* [Aim] Everything from the line with "Rebuild this chart" down to the line with "x_end = 25.8" below must be printed exactly, those two lines included. Exclude pictures.

[Entries with chart source code]
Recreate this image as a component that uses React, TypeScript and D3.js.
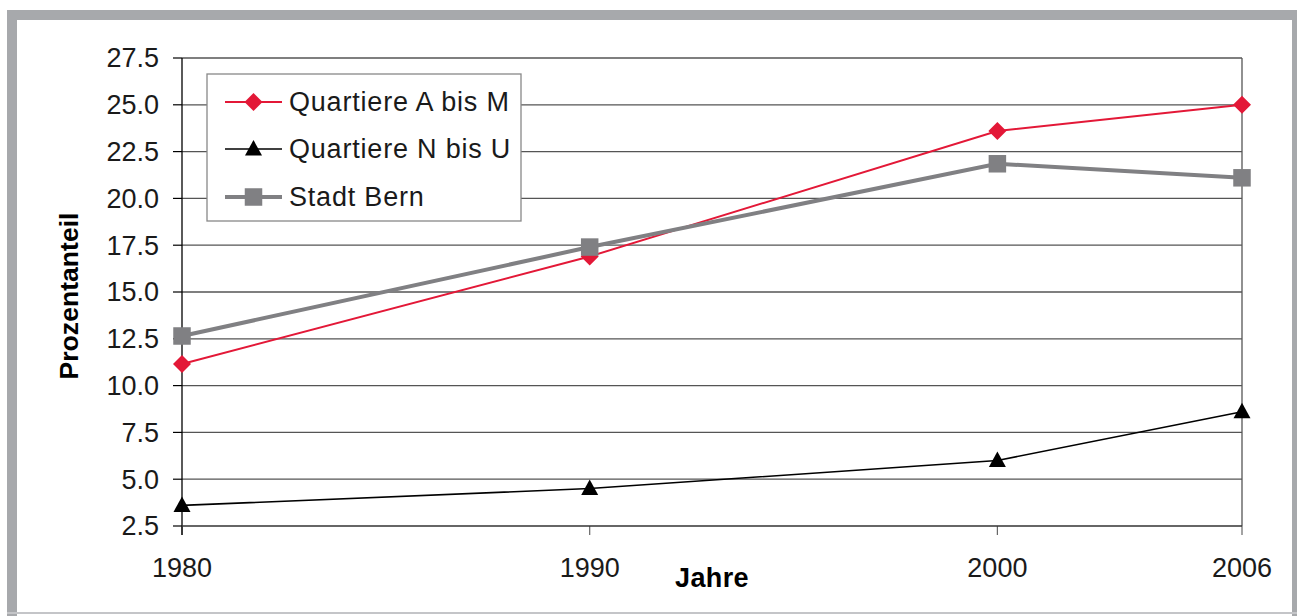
import React from "react";
import * as d3 from "d3";

const years = [1980, 1990, 2000, 2006];
const quartiereAM = [11.15, 16.9, 23.6, 25.0];
const quartiereNU = [3.6, 4.5, 6.0, 8.6];
const stadtBern = [12.65, 17.4, 21.85, 21.1];
const yTicks = [2.5, 5, 7.5, 10, 12.5, 15, 17.5, 20, 22.5, 25, 27.5];
const seriesNames = ["Quartiere A bis M", "Quartiere N bis U", "Stadt Bern"];

const W = 1297;
const H = 616;
const FONT = "'Liberation Sans', Arial, Helvetica, sans-serif";

export default function App() {
  const x = d3.scaleLinear().domain([1980, 2006]).range([182, 1242]);
  const y = d3.scaleLinear().domain([2.5, 27.5]).range([526, 58]);
  const fmt = d3.format(".1f");

  const line = d3
    .line<number>()
    .x((_, i) => x(years[i]))
    .y((d) => y(d));

  const series = [
    { name: seriesNames[0], values: quartiereAM, color: "#e31837", width: 2, marker: "diamond" },
    { name: seriesNames[1], values: quartiereNU, color: "#000000", width: 1.6, marker: "triangle" },
    { name: seriesNames[2], values: stadtBern, color: "#808083", width: 4, marker: "square" },
  ];

  const marker = (type: string, cx: number, cy: number, color: string, key: string) => {
    if (type === "diamond") {
      const r = 9;
      return (
        <path
          key={key}
          d={`M${cx},${cy - r}L${cx + r},${cy}L${cx},${cy + r}L${cx - r},${cy}Z`}
          fill={color}
        />
      );
    }
    if (type === "triangle") {
      return (
        <path
          key={key}
          d={`M${cx},${cy - 9}L${cx + 8.5},${cy + 6.5}L${cx - 8.5},${cy + 6.5}Z`}
          fill={color}
        />
      );
    }
    const s = 17.5;
    return <rect key={key} x={cx - s / 2} y={cy - s / 2} width={s} height={s} fill={color} />;
  };

  const [x0, x1] = x.range();
  const [yb, yt] = y.range();

  const legendX = 207;
  const legendY = 74;
  const legendRows = [102, 149, 197];

  return (
    <svg
      width={W}
      height={H}
      style={{ position: "absolute", left: 0, top: 0, background: "#fff" }}
      fontFamily={FONT}
    >
      {/* frame */}
      <rect x={0} y={0} width={W} height={H} fill="#fff" />
      <rect x={7} y={10} width={W - 7} height={10} fill="#a7a9ac" />
      <rect x={7} y={10} width={10} height={H - 10} fill="#a7a9ac" />
      <rect x={1292} y={10} width={5} height={H - 10} fill="#a7a9ac" />
      <rect x={7} y={612} width={W - 7} height={2} fill="#c4c5c8" />

      {/* gridlines */}
      {yTicks.slice(1).map((t) => (
        <line key={"g" + t} x1={x0} x2={x1} y1={y(t)} y2={y(t)} stroke="#555" strokeWidth={1.3} />
      ))}
      {/* y ticks */}
      {yTicks.map((t) => (
        <g key={"yt" + t}>
          <line x1={x0 - 9} x2={x0} y1={y(t)} y2={y(t)} stroke="#000" strokeWidth={1.2} />
          <text
            x={159}
            y={y(t)}
            dy="0.35em"
            textAnchor="end"
            fontSize={27}
            fill="#1a1a1a"
          >
            {fmt(t)}
          </text>
        </g>
      ))}
      {/* x ticks */}
      {years.map((yr) => (
        <g key={"xt" + yr}>
          <line x1={x(yr)} x2={x(yr)} y1={yb} y2={yb + 9} stroke="#666" strokeWidth={1.2} />
          <text x={x(yr)} y={577} textAnchor="middle" fontSize={27} fill="#1a1a1a">
            {yr}
          </text>
        </g>
      ))}
      {/* axes */}
      <line x1={x0} x2={x0} y1={yt} y2={yb + 9} stroke="#000" strokeWidth={1.3} />
      <line x1={x1} x2={x1} y1={yt} y2={yb} stroke="#555" strokeWidth={1.3} />
      <line x1={x0} x2={x1} y1={yb} y2={yb} stroke="#333" strokeWidth={1.5} />

      {/* axis titles */}
      <text
        transform={`translate(78,296) rotate(-90)`}
        textAnchor="middle"
        fontWeight="bold"
        fontSize={26.6}
        fill="#000"
      >
        Prozentanteil
      </text>
      <text
        x={712}
        y={587}
        textAnchor="middle"
        fontWeight="bold"
        fontSize={27}
        letterSpacing={0.4}
        fill="#000"
      >
        Jahre
      </text>

      {/* series */}
      {series.map((s) => (
        <g key={s.name}>
          <path d={line(s.values) || ""} fill="none" stroke={s.color} strokeWidth={s.width} />
          {s.values.map((v, i) => marker(s.marker, x(years[i]), y(v), s.color, s.name + i))}
        </g>
      ))}

      {/* legend */}
      <rect
        x={legendX}
        y={legendY}
        width={314}
        height={147}
        fill="#fff"
        stroke="#888"
        strokeWidth={1.3}
      />
      {series.map((s, i) => (
        <g key={"lg" + s.name}>
          <line
            x1={225}
            x2={282}
            y1={legendRows[i]}
            y2={legendRows[i]}
            stroke={s.color}
            strokeWidth={s.width}
          />
          {marker(s.marker, 253.5, legendRows[i], s.color, "lm" + i)}
          <text
            x={289}
            y={legendRows[i]}
            dy="0.35em"
            fontSize={27}
            letterSpacing={0.8}
            fill="#1a1a1a"
          >
            {s.name}
          </text>
        </g>
      ))}
    </svg>
  );
}
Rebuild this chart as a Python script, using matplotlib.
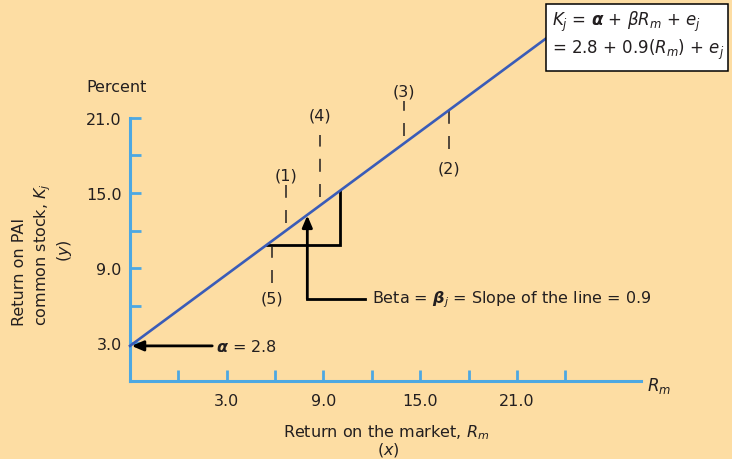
import numpy as np
import matplotlib.pyplot as plt
from matplotlib.patches import Rectangle

plt.rcParams['font.family'] = ['DejaVu Sans']
plt.rcParams['mathtext.fontset'] = 'dejavusans'

# characteristic line
alpha = 2.8
beta = 0.9
slope_drawn = 0.95   # slope as it is drawn on the schematic
x_end = 25.8

y_ticks = [3, 6, 9, 12, 15, 18, 21]
y_ticklabels = ['3.0', '', '9.0', '', '15.0', '', '21.0']
x_ticks = [3, 6, 9, 12, 15, 18, 21, 24, 27]
x_ticklabels = ['', '3.0', '', '9.0', '', '15.0', '', '21.0', '']

# the numbered observations (dashed markers)
pt_labels = ['(1)', '(2)', '(3)', '(4)', '(5)']
pt_x = [9.65, 19.78, 17.0, 11.78, 8.82]
pt_top = [15.6, 21.6, 22.3, 19.6, 10.7]
pt_bottom = [12.6, 18.5, 19.5, 14.7, 7.8]
pt_label_y = [16.45, 17.0, 23.1, 21.2, 6.6]

# slope triangle and beta arrow
tri_x = [8.5, 13.0]
beta_x = 11.0
beta_y = 6.55
beta_text_x = 15.0

bg = '#FDDDA3'
axis_blue = '#4DA8E2'
line_blue = '#3A5CB8'
txt = '#231F20'
fs = 11.5

fig = plt.figure(figsize=(7.32, 4.6), dpi=100, facecolor=bg)
ax = fig.add_axes([130 / 732, 78 / 460, 511 / 732, 29 * 12.54 / 460])
ax.set_facecolor(bg)
ax.set_xlim(0, 31.7)
ax.set_ylim(0, 29)

for s in ['top', 'right']:
    ax.spines[s].set_visible(False)
for s in ['left', 'bottom']:
    ax.spines[s].set_color(axis_blue)
    ax.spines[s].set_linewidth(2.2)
ax.spines['left'].set_bounds(0, 21)

ax.set_yticks(y_ticks)
ax.set_yticklabels(y_ticklabels)
ax.set_xticks(x_ticks)
ax.set_xticklabels(x_ticklabels)
ax.tick_params(axis='both', direction='in', length=8, width=2, color=axis_blue,
               labelsize=fs, labelcolor=txt)
ax.tick_params(axis='y', pad=6)
ax.tick_params(axis='x', pad=9)

# line
xs = np.array([0, x_end])
ax.plot(xs, alpha + slope_drawn * xs, color=line_blue, lw=1.9, clip_on=False, zorder=3)

# dashed markers
for lab, x, t, b, ly in zip(pt_labels, pt_x, pt_top, pt_bottom, pt_label_y):
    ax.plot([x, x], [b, t], color=txt, lw=1.1, linestyle=(0, (8.5, 8)), zorder=2)
    ax.text(x, ly, lab, ha='center', va='center', fontsize=fs, color=txt)

# triangle
y1 = alpha + slope_drawn * tri_x[0]
y2 = alpha + slope_drawn * tri_x[1]
ax.plot([tri_x[0], tri_x[1], tri_x[1]], [y1, y1, y2], color='black', lw=2, zorder=2,
        solid_joinstyle='miter')

# beta arrow
ax.plot([beta_text_x - 0.45, beta_x], [beta_y, beta_y], color='black', lw=2)
ax.annotate('', xy=(beta_x, alpha + slope_drawn * beta_x - 0.05), xytext=(beta_x, beta_y),
            arrowprops=dict(arrowstyle='-|>,head_length=0.7,head_width=0.3', color='black',
                            lw=2, shrinkA=0, shrinkB=0))
ax.text(beta_text_x, beta_y, r'Beta = $\boldsymbol{\beta}_j$ = Slope of the line = 0.9',
        ha='left', va='center', fontsize=fs, color=txt)

# alpha arrow
ax.annotate('', xy=(0.1, alpha), xytext=(5.1, alpha),
            arrowprops=dict(arrowstyle='-|>,head_length=0.7,head_width=0.3', color='black',
                            lw=2, shrinkA=0, shrinkB=0))
ax.text(5.35, alpha, r'$\boldsymbol{\alpha}$ = 2.8', ha='left', va='center', fontsize=fs,
        color=txt)

# axis texts
ax.text(32.1, -0.3, r'$R_m$', ha='left', va='center', fontsize=fs + 0.5, color=txt)
fig.text(117 / 732, 1 - 88 / 460, 'Percent', ha='center', va='center', fontsize=fs, color=txt)
fig.text(386 / 732, 1 - 433 / 460, r'Return on the market, $R_m$', ha='center', va='center',
         fontsize=fs, color=txt)
fig.text(388 / 732, 1 - 450 / 460, r'$(x)$', ha='center', va='center', fontsize=fs, color=txt)
fig.text(20 / 732, 1 - 326 / 460, 'Return on PAI', ha='center', va='bottom', rotation=90,
         fontsize=fs, color=txt)
fig.text(43 / 732, 1 - 326 / 460, r'common stock, $K_j$', ha='center', va='bottom', rotation=90,
         fontsize=fs, color=txt)
fig.text(65 / 732, 1 - 251 / 460, r'$(y)$', ha='center', va='center', rotation=90,
         fontsize=fs, color=txt)

# equation box
fig.patches.append(Rectangle((546 / 732, 1 - 72 / 460), 182 / 732, 67 / 460,
                             transform=fig.transFigure, facecolor='white',
                             edgecolor='black', lw=1.1, zorder=5))
fig.text(552 / 732, 1 - 22 / 460, r'$K_j$ = $\boldsymbol{\alpha}$ + $\beta R_m$ + $e_j$',
         ha='left', va='center', fontsize=12, color=txt, zorder=6)
fig.text(552 / 732, 1 - 50 / 460, r'= 2.8 + 0.9($R_m$) + $e_j$', ha='left', va='center',
         fontsize=12, color=txt, zorder=6)

fig.savefig('out.png', dpi=100, facecolor=bg)
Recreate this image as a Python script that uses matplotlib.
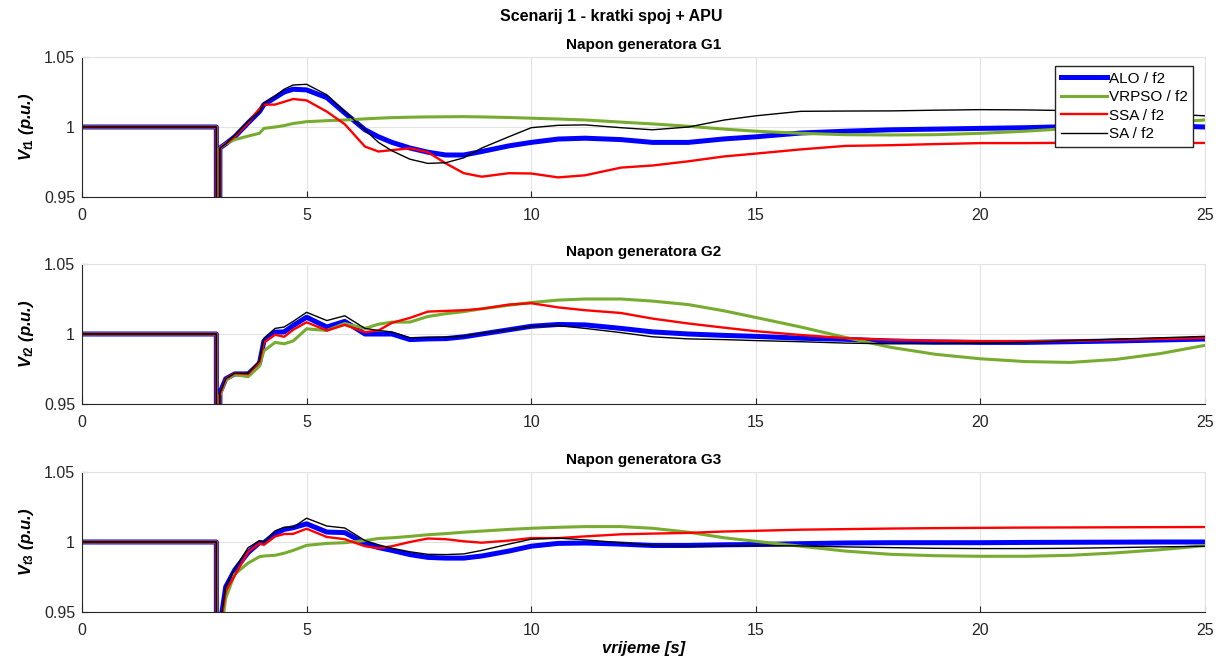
import numpy as np
import matplotlib
matplotlib.use("Agg")
import matplotlib.pyplot as plt

plt.rcParams['font.family'] = ['Liberation Sans', 'DejaVu Sans']
plt.rcParams['mathtext.fontset'] = 'custom'
plt.rcParams['mathtext.it'] = 'Liberation Sans:italic:bold'
plt.rcParams['mathtext.rm'] = 'Liberation Sans:bold'
plt.rcParams['mathtext.bf'] = 'Liberation Sans:bold'

# time samples (s)
t = [0, 2.99, 3.0, 3.05, 3.07, 3.2, 3.4, 3.7, 3.95, 4.05, 4.3, 4.5, 4.7, 5.0, 5.45, 5.85,
     6.3, 6.6, 6.9, 7.3, 7.7, 8.1, 8.5, 8.9, 9.5, 10.0, 10.6, 11.2, 12.0, 12.7, 13.5, 14.3,
     15.0, 16.0, 17.0, 18.0, 19.0, 20.0, 21.0, 22.0, 23.0, 24.0, 25.0]

# Generator G1
g1_alo = [1, 1, 0.3, 0.3, 0.985, 0.988, 0.993, 1.003, 1.011, 1.016, 1.021, 1.025, 1.027, 1.0265, 1.021, 1.010,
          0.998, 0.993, 0.989, 0.985, 0.982, 0.980, 0.980, 0.9825, 0.9865, 0.989, 0.9914, 0.992, 0.991, 0.989, 0.989, 0.9915,
          0.993, 0.9957, 0.997, 0.998, 0.9985, 0.999, 0.9995, 1.0003, 1.0007, 1.001, 1.0]
g1_vrpso = [1, 1, 0.3, 0.3, 0.985, 0.988, 0.991, 0.9935, 0.9955, 0.999, 1.0, 1.001, 1.0025, 1.0038, 1.0045, 1.005,
            1.0058, 1.0063, 1.0067, 1.007, 1.0072, 1.0073, 1.0074, 1.0072, 1.0068, 1.0063, 1.0057, 1.005, 1.0035, 1.0022, 1.0005, 0.9985,
            0.997, 0.9955, 0.9945, 0.9943, 0.9945, 0.9955, 0.997, 0.999, 1.001, 1.003, 1.005]
g1_ssa = [1, 1, 0.3, 0.3, 0.985, 0.988, 0.993, 1.003, 1.013, 1.016, 1.016, 1.018, 1.020, 1.019, 1.011, 1.002,
          0.986, 0.9825, 0.9835, 0.9848, 0.982, 0.974, 0.967, 0.9645, 0.967, 0.9668, 0.964, 0.9655, 0.971, 0.9725, 0.9755, 0.979,
          0.981, 0.984, 0.9865, 0.987, 0.9878, 0.9885, 0.9885, 0.9887, 0.9887, 0.9886, 0.9886]
g1_sa = [1, 1, 0.3, 0.3, 0.985, 0.988, 0.994, 1.004, 1.011, 1.017, 1.022, 1.027, 1.030, 1.0305, 1.023, 1.011,
         0.998, 0.989, 0.983, 0.977, 0.974, 0.9745, 0.978, 0.985, 0.993, 0.9995, 1.0012, 1.0015, 0.9995, 0.998, 1.0, 1.005,
         1.008, 1.0112, 1.0114, 1.0115, 1.012, 1.0124, 1.0122, 1.0117, 1.011, 1.0095, 1.008]

# Generator G2
g2_alo = [1, 1, 0.3, 0.3, 0.958, 0.968, 0.9715, 0.9715, 0.979, 0.995, 1.0013, 1.0015, 1.006, 1.012, 1.005, 1.009,
          1.0, 1.0, 1.0, 0.996, 0.9965, 0.9967, 0.998, 1.0, 1.003, 1.0055, 1.0068, 1.0065, 1.004, 1.0015, 1.0, 0.999,
          0.9983, 0.997, 0.9962, 0.995, 0.9943, 0.994, 0.994, 0.9945, 0.995, 0.9957, 0.9964]
g2_vrpso = [1, 1, 0.3, 0.3, 0.956, 0.967, 0.971, 0.9695, 0.977, 0.988, 0.994, 0.993, 0.995, 1.0037, 1.0025, 1.0075,
            1.004, 1.007, 1.0085, 1.0085, 1.0125, 1.0145, 1.016, 1.018, 1.0205, 1.0225, 1.0242, 1.025, 1.025, 1.0235, 1.021, 1.0165,
            1.0118, 1.005, 0.9975, 0.9905, 0.9855, 0.9823, 0.9803, 0.9797, 0.9818, 0.986, 0.9919]
g2_ssa = [1, 1, 0.3, 0.3, 0.957, 0.968, 0.972, 0.9715, 0.980, 0.994, 0.9995, 0.998, 1.003, 1.0084, 1.0025, 1.0065,
          1.0013, 1.0025, 1.008, 1.0115, 1.016, 1.0165, 1.017, 1.018, 1.021, 1.022, 1.019, 1.017, 1.015, 1.011, 1.0075, 1.0045,
          1.002, 0.9993, 0.997, 0.9958, 0.9952, 0.9948, 0.9948, 0.995, 0.9958, 0.9965, 0.9972]
g2_sa = [1, 1, 0.3, 0.3, 0.958, 0.968, 0.972, 0.972, 0.981, 0.997, 1.004, 1.005, 1.009, 1.0155, 1.0096, 1.013,
         1.004, 1.0025, 1.0015, 0.9973, 0.9975, 0.9977, 0.9985, 1.0005, 1.003, 1.0055, 1.006, 1.004, 1.001, 0.998, 0.9965, 0.996,
         0.9953, 0.9945, 0.9935, 0.993, 0.993, 0.9935, 0.994, 0.9952, 0.9963, 0.9973, 0.9983]

# Generator G3
g3_alo = [1, 1, 0.3, 0.3, 0.940, 0.968, 0.980, 0.9925, 0.9995, 0.9995, 1.006, 1.009, 1.0102, 1.013, 1.0071, 1.0067,
          0.999, 0.996, 0.994, 0.991, 0.989, 0.9885, 0.9885, 0.990, 0.9935, 0.997, 0.999, 0.9993, 0.9985, 0.9975, 0.9975, 0.998,
          0.9982, 0.9988, 0.9993, 0.9995, 0.9995, 0.9995, 0.9997, 0.9998, 0.9999, 1.0, 1.0]
g3_vrpso = [1, 1, 0.3, 0.3, 0.930, 0.960, 0.977, 0.985, 0.9895, 0.990, 0.9905, 0.992, 0.994, 0.9976, 0.999, 0.9995,
            1.001, 1.0025, 1.003, 1.004, 1.0052, 1.006, 1.007, 1.0078, 1.009, 1.0098, 1.0105, 1.011, 1.011, 1.0098, 1.007, 1.003,
            1.0005, 0.997, 0.9935, 0.9912, 0.9902, 0.9898, 0.9898, 0.9905, 0.9922, 0.9945, 0.9974]
g3_ssa = [1, 1, 0.3, 0.3, 0.938, 0.965, 0.976, 0.993, 0.999, 0.998, 1.004, 1.0057, 1.0058, 1.0095, 1.0036, 1.002,
          0.997, 0.9955, 0.997, 1.0, 1.0025, 1.002, 1.0005, 0.9995, 1.001, 1.0028, 1.0028, 1.004, 1.0055, 1.006, 1.0065, 1.0075,
          1.008, 1.0088, 1.0092, 1.0096, 1.0099, 1.0101, 1.0103, 1.0104, 1.0105, 1.0106, 1.0107]
g3_sa = [1, 1, 0.3, 0.3, 0.940, 0.968, 0.981, 0.996, 1.001, 1.0, 1.008, 1.0105, 1.0105, 1.017, 1.0114, 1.010,
         1.001, 0.998, 0.9955, 0.993, 0.9912, 0.991, 0.9915, 0.994, 0.9985, 1.002, 1.0028, 1.0015, 0.9995, 0.9975, 0.997, 0.9972,
         0.9974, 0.9972, 0.9965, 0.996, 0.9955, 0.9953, 0.9953, 0.9955, 0.996, 0.9965, 0.997]

labels = ['ALO / f2', 'VRPSO / f2', 'SSA / f2', 'SA / f2']
colors = ['#0000FF', '#77AC30', '#FF0000', '#000000']
widths = [3.6, 2.2, 1.7, 1.0]
titles = ['Napon generatora G1', 'Napon generatora G2', 'Napon generatora G3']
ylabels = [r'$V_{t1}$ (p.u.)', r'$V_{t2}$ (p.u.)', r'$V_{t3}$ (p.u.)']
data = [[g1_alo, g1_vrpso, g1_ssa, g1_sa],
        [g2_alo, g2_vrpso, g2_ssa, g2_sa],
        [g3_alo, g3_vrpso, g3_ssa, g3_sa]]
xticks = [0, 5, 10, 15, 20, 25]
yticks = [0.95, 1.0, 1.05]
yticklabels = ['0.95', '1', '1.05']

W, H = 1223, 669
fig = plt.figure(figsize=(W / 100, H / 100), dpi=100)
left = 82 / W
width = (1205 - 82) / W
tops = [57, 264, 472]
h = 140
axes = []
for i in range(3):
    ax = fig.add_axes([left, 1 - (tops[i] + h) / H, width, h / H])
    for s in range(4):
        ax.plot(t, data[i][s], color=colors[s], lw=widths[s], label=labels[s],
                solid_joinstyle='round')
    ax.set_xlim(0, 25)
    ax.set_ylim(0.95, 1.05)
    ax.set_xticks(xticks)
    ax.set_yticks(yticks)
    ax.set_yticklabels(yticklabels)
    ax.grid(True, color='#E3E3E3', lw=0.8)
    ax.set_axisbelow(True)
    ax.tick_params(direction='in', length=4, labelsize=11.5, colors='#262626',
                   top=False, right=False, width=0.8)
    ax.tick_params(axis='x', pad=8)
    ax.tick_params(axis='y', pad=5)
    for sp in ax.spines.values():
        sp.set_color('#262626')
        sp.set_linewidth(0.8)
    ax.spines['top'].set_color('#E3E3E3')
    ax.spines['right'].set_color('#E3E3E3')
    ax.set_title(titles[i], fontsize=11, fontweight='bold', pad=6, color='#000000')
    ax.set_ylabel(ylabels[i], fontsize=12, fontweight='bold', fontstyle='italic', labelpad=6)
    axes.append(ax)

axes[0].legend(loc='upper right', fontsize=11, frameon=True, fancybox=False,
               edgecolor='#262626', framealpha=1, handlelength=3.0, handletextpad=0.15,
               borderpad=0.35, labelspacing=0.3, borderaxespad=0.6,
               bbox_to_anchor=(0.9975, 1.0))
axes[2].set_xlabel('vrijeme [s]', fontsize=12, fontweight='bold', fontstyle='italic', labelpad=2)
fig.suptitle('Scenarij 1 - kratki spoj + APU', fontsize=11.5, fontweight='bold', y=1 - 17 / H, va='center')

fig.savefig('out.png', dpi=100)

* [The result]
Rebuild this chart as a Python script, using matplotlib.
import numpy as np
import matplotlib.pyplot as plt
from matplotlib.patches import Rectangle

plt.rcParams['font.family'] = ['DejaVu Sans']
plt.rcParams['mathtext.fontset'] = 'dejavusans'

# characteristic line
alpha = 2.8
beta = 0.9
slope_drawn = 0.95   # slope as it is drawn on the schematic
x_end = 25.8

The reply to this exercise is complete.